Shortlist, Winner and Accolades IBP 2017 Humanities

Winner of IBP 2017 Humanities

Seth Jacobowitz, Writing Technology in Meiji Japan. A Media History of Modern Japanese Literature and Visual Culture. Harvard University Asia Center, 2015.

Superbly written, Writing Technology in Meiji Japan deploys a sophisticated analytical prism to examine the interlocked transformations of literature, language, and visual culture during a historical epoch known for its increasing efforts towards standardisation. Meiji Japan is masterfully placed in conversation with the global appearance of new media technologies. The result is a highly original media history that rethinks and reconceptualises the emergence of modern Japanese literature and culture, thus making it the deserved winner of the IBP 2017 in the Humanities.

 

Reading Committee Accolades IBP 2017 Humanities

 

Shortlist IBP 2017 Humanities

David Arnold, Toxic Histories. Poison and Pollution in Modern India. Cambridge University Press, 2016.

Through the lens of poison and attendant ideas of pollution and toxicity, this book revisits the history of India during parts of the 19th and 20thcenturies. The outcome is an intoxicatingly original account that brings together the material and the ideological dimensions of poison, the local cultures around it, and the wide-ranging transformation brought about by the colonial regime in the arenas of pharmacology, chemistry and medical jurisprudence. Against this backdrop, Arnold offers a compelling narrative that skilfully navigates between colonisers and the colonised, royals and the poor, the rural and the urban, and last but not least, flora and fauna.

 

Christina Elizabeth Firpo, The Uprooted: Race, Children, and Imperialism in French Indochina, 1890-1980. University of Hawai’i Press, 2016.

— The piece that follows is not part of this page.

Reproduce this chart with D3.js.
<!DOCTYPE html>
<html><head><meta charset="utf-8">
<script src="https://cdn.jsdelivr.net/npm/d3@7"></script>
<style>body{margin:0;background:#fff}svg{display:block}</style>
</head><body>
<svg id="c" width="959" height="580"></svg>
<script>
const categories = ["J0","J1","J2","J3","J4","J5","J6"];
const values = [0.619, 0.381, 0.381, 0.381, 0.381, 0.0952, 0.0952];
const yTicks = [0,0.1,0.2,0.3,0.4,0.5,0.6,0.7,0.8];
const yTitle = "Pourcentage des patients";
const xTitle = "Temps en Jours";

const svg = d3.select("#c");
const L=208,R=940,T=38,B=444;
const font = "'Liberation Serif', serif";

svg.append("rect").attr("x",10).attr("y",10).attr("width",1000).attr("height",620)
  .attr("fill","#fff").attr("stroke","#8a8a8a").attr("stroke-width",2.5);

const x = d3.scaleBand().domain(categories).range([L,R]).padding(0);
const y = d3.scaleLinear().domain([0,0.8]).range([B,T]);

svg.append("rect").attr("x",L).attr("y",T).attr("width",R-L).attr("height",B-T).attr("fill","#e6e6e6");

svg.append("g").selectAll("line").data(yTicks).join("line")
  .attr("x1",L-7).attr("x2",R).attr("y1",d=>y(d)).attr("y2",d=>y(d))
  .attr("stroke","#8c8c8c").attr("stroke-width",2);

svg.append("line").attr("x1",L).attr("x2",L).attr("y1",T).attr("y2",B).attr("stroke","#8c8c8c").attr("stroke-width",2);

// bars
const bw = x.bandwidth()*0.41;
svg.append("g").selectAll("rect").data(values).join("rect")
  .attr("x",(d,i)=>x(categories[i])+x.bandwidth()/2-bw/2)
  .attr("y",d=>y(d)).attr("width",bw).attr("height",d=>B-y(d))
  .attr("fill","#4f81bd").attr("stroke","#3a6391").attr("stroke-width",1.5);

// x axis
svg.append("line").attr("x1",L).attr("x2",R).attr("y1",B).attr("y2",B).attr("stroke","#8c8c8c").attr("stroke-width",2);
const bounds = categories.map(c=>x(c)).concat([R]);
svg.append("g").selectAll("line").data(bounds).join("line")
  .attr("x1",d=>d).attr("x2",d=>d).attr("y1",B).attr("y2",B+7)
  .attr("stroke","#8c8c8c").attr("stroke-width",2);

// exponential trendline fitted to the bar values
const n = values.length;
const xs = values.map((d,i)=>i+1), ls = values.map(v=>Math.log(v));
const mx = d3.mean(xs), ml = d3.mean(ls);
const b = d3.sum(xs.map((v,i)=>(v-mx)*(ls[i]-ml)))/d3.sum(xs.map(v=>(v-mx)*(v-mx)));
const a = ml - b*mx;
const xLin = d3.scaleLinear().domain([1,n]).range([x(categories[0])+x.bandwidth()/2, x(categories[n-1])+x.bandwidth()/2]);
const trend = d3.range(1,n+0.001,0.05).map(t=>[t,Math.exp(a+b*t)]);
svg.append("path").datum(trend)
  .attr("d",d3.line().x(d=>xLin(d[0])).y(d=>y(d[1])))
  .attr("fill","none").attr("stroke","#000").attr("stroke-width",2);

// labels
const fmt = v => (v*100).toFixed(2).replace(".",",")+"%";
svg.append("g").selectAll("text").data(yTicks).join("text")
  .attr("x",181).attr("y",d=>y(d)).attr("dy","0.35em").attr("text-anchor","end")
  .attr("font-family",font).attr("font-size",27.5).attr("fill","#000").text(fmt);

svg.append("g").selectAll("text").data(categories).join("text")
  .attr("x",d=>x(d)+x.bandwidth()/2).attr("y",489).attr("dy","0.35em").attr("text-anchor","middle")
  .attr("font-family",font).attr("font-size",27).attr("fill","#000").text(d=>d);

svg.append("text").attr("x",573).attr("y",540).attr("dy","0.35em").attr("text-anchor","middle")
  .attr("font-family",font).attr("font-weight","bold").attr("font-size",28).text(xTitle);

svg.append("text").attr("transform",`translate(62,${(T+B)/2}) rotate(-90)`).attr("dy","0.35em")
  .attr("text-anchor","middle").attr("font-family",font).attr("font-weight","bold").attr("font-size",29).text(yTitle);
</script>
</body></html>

The Uprooted tells the forgotten tale of a ‘stolen’ generation: the fatherless métis children born in French Indochina. Uprooted from their Southeast Asian mothers, these children were placed in government-run orphanages and educational institutions as part of a colonial policy devised to disconnect them from their maternal indigenous roots. Rich in archival detail, this thoroughly researched book offers a brilliant and thus far neglected instance of child removal and the associated colonial and post-colonial discourse of race and gender.

 

Rachel Leow, Taming Babel. Language in the Making of Malaysia. Cambridge University Press, 2016.

Taming Babel compellingly illustrates the importance of language in the making of diverse nation-states, focusing on Malaysia’s language attitudes in the long 20th century. The result is a captivating study of control and negotiation, imposed taxonomies, and agency from below. This creative monograph approaches Malaysia’s language policy as a disciplinary yet ultimately unsuccessful tool of ethnic management, offering a thoughtful critique of the anxieties surrounding plural linguistic ecosystems shared in equal measure by British colonialism and post-colonial nation-building.

 

Sarah Tiffin, Southeast Asia in Ruins. Art and Empire in the Early 19th Century. NUS Press, 2016.

This landmark publication describes and analyses British representations of Southeast Asia’s ruined monuments in the late-18th and early-19th century, a time imbued with expansionist aspirations and notions of civilisational hierarchies. Clearly written and drawing upon an underexplored visual repertoire, Southeast Asia in Ruins casts a refreshing light on the nexus between colonial ideology and landscape, demonstrating how the trope of British superiority was purposefully contrasted with an implied Southeast Asian degeneracy. Beautifully illustrated, this book unveils the agency and anxiety of an imperial imagery.